By 1 a.m., 15 bodies had arrived at Chiromo mortuary and more were expected, an attendant told Reuters. The U.S. government said on Tuesday night that an American was among the dead.

Police evacuated scores of Kenyans and foreigners from the hotel and office buildings, which included the local offices of multinational companies such as Dow Chemical and Colgate-Palmolive. At least 30 injured victims were taken to hospitals, according to local media. One of the attackers detonated a suicide bomb in the lobby of the hotel, police said.

Video from the hotel’s closed-circuit cameras showed four gunmen, wearing all-black clothing and vests with ammunition and grenades, entering the hotel and an adjacent building. In one scene, they roamed freely through a paved area in front of the hotel, walking calmly and occasionally firing their weapons.

The hotel is about two kilometres from the Westgate mall, where 67 people were killed in 2013 in a similar attack by several gunmen from al-Shabaab that turned into a lengthy siege.

Within hours of the assault on the hotel on Tuesday, al-Shabaab claimed responsibility, according to the SITE Intelligence Group, which monitors terrorist activity.

In the two years since Donald Trump became U.S. President, the Pentagon has dramatically escalated its war on al-Shabaab, launching dozens of air strikes from drones over Somalia. The Pentagon has claimed that these drone attacks have killed hundreds of Somali militants and “degraded” the power of al-Shabaab. But the attack in Nairobi on Tuesday showed that the Islamist militant group remains a lethal menace.

Al-Shabaab, which is affiliated with al-Qaeda, has launched dozens of attacks in Kenya over the past seven years in retaliation for Kenya’s deployment of thousands of troops across its northern border into Somalia.

The Kenyan government, saying that it needed a buffer zone on the Somali side of the border, ordered its troops to invade the southern region of Somalia in 2011. The intervention has become increasingly unpopular in Kenya, according to recent opinion polls.

In one of the most notorious attacks, al-Shabaab militants killed 148 people at Garissa University in northeastern Kenya in 2015.

Tuesday’s incident came on the third anniversary of one of the deadliest attacks of recent years, when hundreds of al-Shabaab jihadis overran a Kenyan base in southern Somalia. The Kenyan government has never disclosed the exact details of the attack, but as many as 200 Kenyan soldiers are reported to have been killed.

Until now, Nairobi had not had a terrorist attack in the five years since the Westgate incident, but there were clear signs that al-Shabaab was still trying to launch attacks in the Kenyan capital.

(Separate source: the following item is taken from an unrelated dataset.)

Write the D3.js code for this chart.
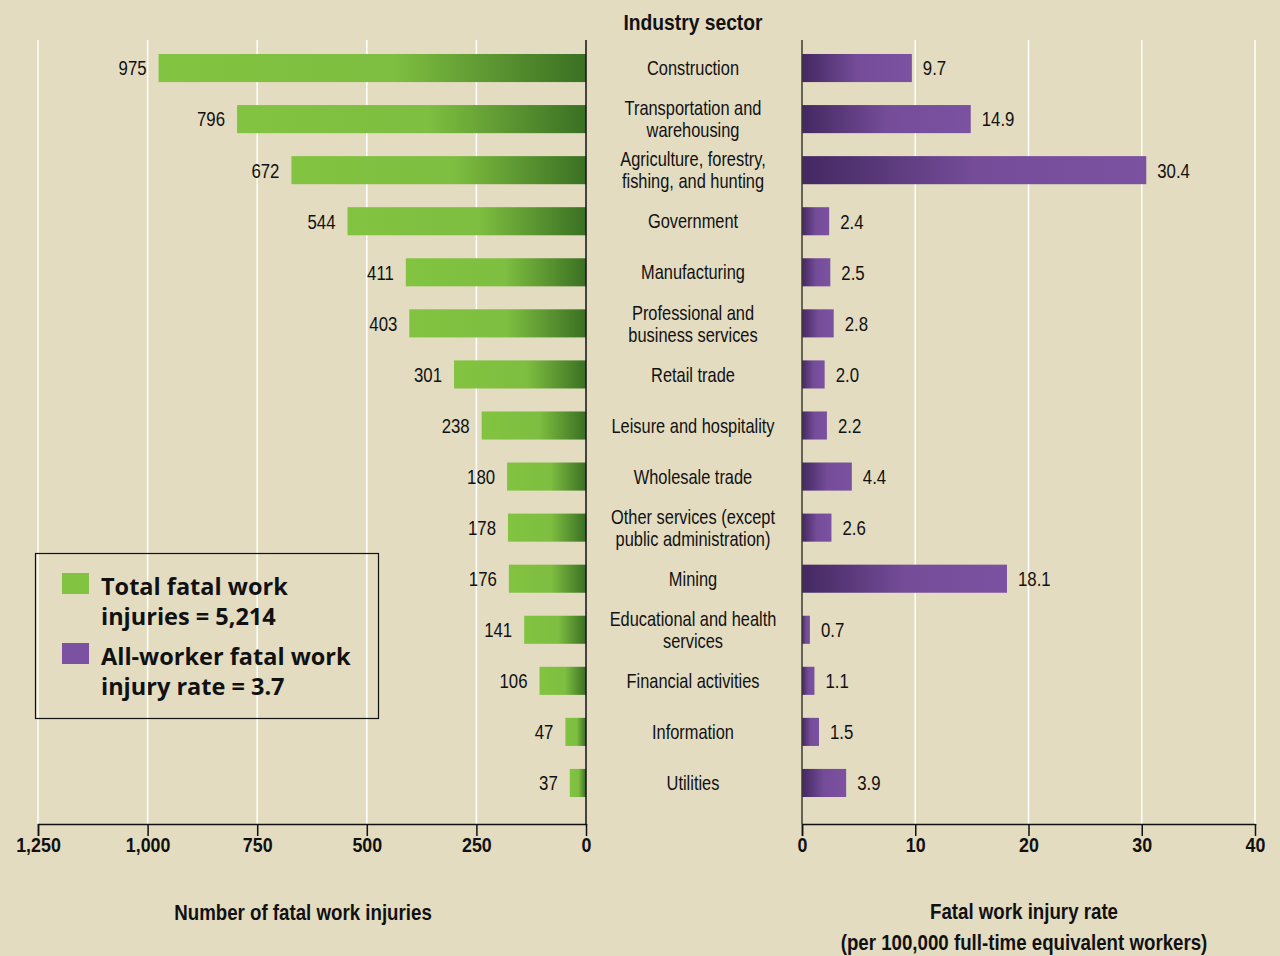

Last February, Kenyan police intercepted a vehicle from Somalia that was packed with explosives and rifles for use in an intended attack in Nairobi, according to a report by the United Nations monitoring group on Somalia.

The border between Kenya and Somalia is so porous that the members of al-Shabaab can cross it easily by paying bribes of as little as US$20 to corrupt Kenyan and Somali border guards, the UN report said.

“Despite ongoing efforts by international forces to eliminate al-Shabaab’s leadership, in particular through the use of air strikes, the group’s ability to carry out complex asymmetric attacks in Somalia remains undiminished,” the monitoring group said in its report to the UN Security Council in November.

It noted that al-Shabaab killed almost 600 people in Mogadishu in October, 2017, by detonating a truck bomb with the equivalent of more than 1,200 kilograms of TNT. It was believed to be the largest explosive device that the militia had ever constructed.

To finance its activities, al-Shabaab runs a system of taxation in central and southern Somalia, the UN report said. It estimated that the Islamist group collects about US$10-million a year from one checkpoint alone in the Bay region.

“Case studies into al-Shabaab’s domestic financing revealed that the militant group generates more than enough revenue to sustain its insurgency,” the report said.